Sunday, January 14, 2018

Experimental Blog # 221

Quotations and notes from "Lost Kingdom" - The Quest for Empire and the Making of the Russian Nation - From 1470 to the Present, by Serhii Plokhy

"Despite what one reads < > and hears in official pronouncements, Russia < > is a relatively young state. Its history as an independent polity begins < > in the 1470s, when Ivan III, the first ruler of the Grand Duchy of Moscow < > challenged the suzerainty of the Mongol khans."
"By 1480, Ivan had successfully established his sovereignty over the lands of Mongol Rus' < > By 1490, Ivan's chancellery had begun to use the Kyivan descent of Muscovite princes as grounds to extend his claim < > to Kyiv itself."

More chronology:
"The Time of Troubles came to an end in 1613, when the Assembly of the Land elected the sixteen-year-old Mikhail Romanov to the Muscovite throne."
"During Catherine's long reign of almost thirty-five years{1762-1796}, the formation of the imperial Russian nation begun under Peter I and Elizabeth took on new impetus and new characteristics."
"What seemed to be the end of Russia in September 1812 - the surrender of Moscow to the French army - turned out to be the beginning of the end of Napoleon's empire."

"Nicholas's Easter 1915 visit to Galicia was filmed by a Russian crew < > It was a symbolic high point in the long campaign of Russian nationalists to gather the lands of the former Kyivan Rus', construct a big Russian nation, including Russians, Ukrainians, and Belarusians, and bring together monarchy, religion, and nation in the service of the state." However:
"In May 1915, barely a month after the tsar's triumphal entrance into Lviv, the Germans < > began their attack on the Russian armies in Galicia < > By the end of September the Russian armies had lost most of Galicia, a good part of Volhynia, all of Poland, western Belarus, and most of the Baltic provinces."

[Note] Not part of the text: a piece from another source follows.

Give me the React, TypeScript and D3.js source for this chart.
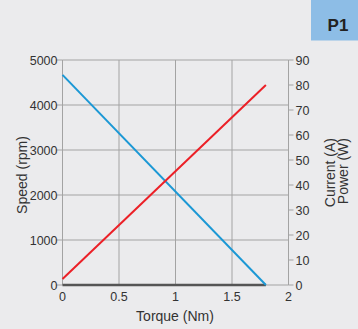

{by} "February 1917 < > The socialists created a soviet{council} that became the real power in the city{Petrograd}, making the tsarist government all but irrelevant."
"The most confusing aspect of the term "Russian Revolution" is that it obscures what actually took place in the multiethnic Russian Empire - a revolution of nations, of which the Russians were only one."

"The road to the formation of the Soviet Union began in April 1922..."  An international conference took place in Genoa, Italy. "It was a major coup for the Bolshevik government, which had now been recognized for the first time as the legitimate successor to what remained of the Russian Empire. Diplomatic recognition would follow, starting with Britain and France in 1924; the United States didn't follow suit until 1933."

"Joseph Stalin died on March 5, 1953. < > He was mourned not just as the head of government but also as the leader of working people throughout the world."